However if you are interested in OCR from Go without C complicating building and cross-compiling, there aren't any other options.
Wazero is a Go WASM runtime that doesn't have any CGo dependencies. With Emscripten Tesseract has been compiled to WASM and ran within Wazero.
Gogosseract provides a simple API on top of this. This project has been an interesting delve into the world of WASM.
It can work, but it's not the fastest thing in the world.
I think languages that make working with C/C++ code much more seamless, e.g. as nice as working with Go code can be, is a better approach. Zig does this well and feels quite natural coming from Go. It can also be used to make CGO cross compilation 'just work' and alleviate many of those pains.
Go’s FFI support is alright, but I find using WASM/WASI more pleasant.
https://github.com/wasilibs/go-zstd
Mostly since I hadn't found `compress` supports zstd. Wazero performed reasonably well against the cgo library but was indeed much slower than this proper pure go port.
That seems like quite an undertaking. But at that point, It would make sense to cut out WASM entirely like https://datastation.multiprocess.io/blog/2022-05-12-sqlite-i...
https://github.com/ncruces/go-sqlite3
One of the problems of the modernc approach (IMO) is that they're not just transpiling CPU/compute stuff, but entirely OS/platform stuff.
Each Go file of theirs is a xxx_os_arch.go that starts with 100s of OS-#defines-as-consts, and goes on to transpile fully #ifdefed code.
It also implements antithetical (in Go) stuff like goroutine local storage, because libc pthreads can't live without it.
And all IO is via direct syscalls that will never play nice with the Go scheduler, because again, this is OS level stuff.
WASM defines a cross platform CPU and an ABI, and using that for compute and the bottom OS layer in Go you get (IMO) a nicer end result.
Given the hard task of generating decent code from WASM at load time (wazero's compiler is pretty naive, a better one is being developed, but it will take seconds to generate good code for anything non trivial like SQLite) I wouldn't mind having a solution that translated to Go, or Go ASM, at build time.
Since OCR is a somewhat slow process, how does the WASM approach compare to running libtesseract in a subprocess and use some IPC layer to talk to Go? It would require a separate C++ compiler, but not CGo.
> one of the largest Open Source OCR
Tangential, but are there others as large as Tesseract? It seems to pop up anywhere I look.
The one serious competition is PaddleOCR, which is faster on GPU, and also works better for Chinese and other non-Western scripts.
There are some newer ML-based projects like DocTR that have been catching up, at least for some use cases.
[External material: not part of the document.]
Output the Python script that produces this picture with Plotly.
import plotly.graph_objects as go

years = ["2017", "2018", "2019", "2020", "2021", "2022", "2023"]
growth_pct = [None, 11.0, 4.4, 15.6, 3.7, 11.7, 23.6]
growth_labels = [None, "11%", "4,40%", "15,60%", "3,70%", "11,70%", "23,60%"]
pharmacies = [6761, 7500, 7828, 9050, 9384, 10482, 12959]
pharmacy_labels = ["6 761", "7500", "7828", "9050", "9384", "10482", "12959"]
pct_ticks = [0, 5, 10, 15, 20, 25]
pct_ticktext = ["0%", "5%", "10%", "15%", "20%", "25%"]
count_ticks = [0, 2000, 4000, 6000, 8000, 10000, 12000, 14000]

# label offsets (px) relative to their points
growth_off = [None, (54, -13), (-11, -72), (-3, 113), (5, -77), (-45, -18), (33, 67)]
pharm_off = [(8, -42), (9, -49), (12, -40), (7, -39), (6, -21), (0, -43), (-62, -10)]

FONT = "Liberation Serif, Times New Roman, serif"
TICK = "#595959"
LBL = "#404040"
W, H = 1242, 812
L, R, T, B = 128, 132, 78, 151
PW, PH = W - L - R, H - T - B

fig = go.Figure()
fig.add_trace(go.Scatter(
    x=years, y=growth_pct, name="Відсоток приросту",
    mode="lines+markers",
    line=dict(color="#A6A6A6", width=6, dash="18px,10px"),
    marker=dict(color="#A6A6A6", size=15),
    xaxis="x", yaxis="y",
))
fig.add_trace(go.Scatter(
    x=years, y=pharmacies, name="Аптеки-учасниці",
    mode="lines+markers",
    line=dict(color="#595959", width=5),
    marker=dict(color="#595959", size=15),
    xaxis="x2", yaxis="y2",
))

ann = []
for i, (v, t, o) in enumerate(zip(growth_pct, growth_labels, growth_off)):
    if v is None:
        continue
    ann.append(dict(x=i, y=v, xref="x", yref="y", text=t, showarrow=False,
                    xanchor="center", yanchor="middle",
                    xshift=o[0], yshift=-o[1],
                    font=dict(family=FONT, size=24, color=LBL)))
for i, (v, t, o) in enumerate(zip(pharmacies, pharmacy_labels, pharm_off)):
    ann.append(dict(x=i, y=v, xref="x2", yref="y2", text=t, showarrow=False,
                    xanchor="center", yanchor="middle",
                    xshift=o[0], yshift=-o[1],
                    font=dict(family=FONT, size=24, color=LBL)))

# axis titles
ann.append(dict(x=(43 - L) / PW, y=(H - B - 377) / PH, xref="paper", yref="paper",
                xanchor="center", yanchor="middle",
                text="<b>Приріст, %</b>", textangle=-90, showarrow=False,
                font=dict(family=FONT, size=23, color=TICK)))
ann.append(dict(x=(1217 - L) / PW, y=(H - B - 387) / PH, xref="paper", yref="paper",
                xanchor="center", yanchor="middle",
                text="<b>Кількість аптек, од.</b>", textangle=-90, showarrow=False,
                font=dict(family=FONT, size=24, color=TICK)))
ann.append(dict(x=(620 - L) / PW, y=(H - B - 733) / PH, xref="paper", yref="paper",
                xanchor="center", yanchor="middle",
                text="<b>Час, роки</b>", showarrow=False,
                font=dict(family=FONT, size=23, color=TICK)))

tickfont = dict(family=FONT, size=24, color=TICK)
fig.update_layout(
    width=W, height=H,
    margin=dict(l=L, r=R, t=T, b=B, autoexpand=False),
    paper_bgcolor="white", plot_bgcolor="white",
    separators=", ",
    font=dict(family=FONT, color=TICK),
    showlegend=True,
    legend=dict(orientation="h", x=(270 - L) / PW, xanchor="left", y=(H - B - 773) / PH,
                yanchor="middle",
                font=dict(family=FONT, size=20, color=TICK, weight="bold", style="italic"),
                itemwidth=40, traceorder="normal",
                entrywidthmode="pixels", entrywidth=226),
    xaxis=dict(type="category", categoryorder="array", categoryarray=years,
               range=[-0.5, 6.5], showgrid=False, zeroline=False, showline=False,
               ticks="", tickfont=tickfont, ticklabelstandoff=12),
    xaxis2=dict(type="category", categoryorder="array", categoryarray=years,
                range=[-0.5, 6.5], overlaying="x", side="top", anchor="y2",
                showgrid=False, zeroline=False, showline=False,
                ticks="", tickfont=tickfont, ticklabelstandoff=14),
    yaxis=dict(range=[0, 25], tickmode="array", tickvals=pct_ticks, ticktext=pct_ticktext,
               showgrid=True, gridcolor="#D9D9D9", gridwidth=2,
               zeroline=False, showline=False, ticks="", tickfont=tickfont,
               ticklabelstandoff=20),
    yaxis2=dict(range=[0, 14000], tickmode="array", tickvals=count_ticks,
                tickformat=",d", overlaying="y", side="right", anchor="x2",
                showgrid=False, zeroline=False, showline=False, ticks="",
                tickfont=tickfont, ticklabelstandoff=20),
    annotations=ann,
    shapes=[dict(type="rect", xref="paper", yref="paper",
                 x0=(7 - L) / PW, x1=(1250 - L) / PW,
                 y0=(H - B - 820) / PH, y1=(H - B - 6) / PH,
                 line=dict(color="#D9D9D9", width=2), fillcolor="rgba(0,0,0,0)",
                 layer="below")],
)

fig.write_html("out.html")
I imagine just calling the Tesseract CLI from Go would be simplest if that's all you wanted.
How much difference is there between Tesseract and the best proprietary solutions?
When looking at the “best” prop solution, there are a few worth mentioning:
- If you are looking for the best OCR to DOCX solution, ABBYY OCR SDK is the front runner. Their OCR engine is not AS accurate as others I’ll mention, but their output engine (I.e. taking data beyond just the character, like bold or underlined or font name) is probably the best in the market.
- Google Document AI/Cloud Vision is probably the best all-around OCR. The 2 flavors determine whether you want to handle scanned PDFs/images (DocAI) or generalized photos (Cloud Vision). I believe they also have some level of training capabilities via Vertex but I haven’t checked it out.
- IRIS OCR.. Meh
- AWS Textract and Azure Vision are worth mentioning as contenders, but just like Google Document AI, they’re cloud based and that may factor into your decision.
- I haven’t tried DocTR or Paddle OCR
The only feature missing right now is Bounding Box detection, which I plan to add in the future.
I think this method really shines in Go as not having CGo simplifies a lot of things, and as a decently performant JITed runtime exists in the form of wazero.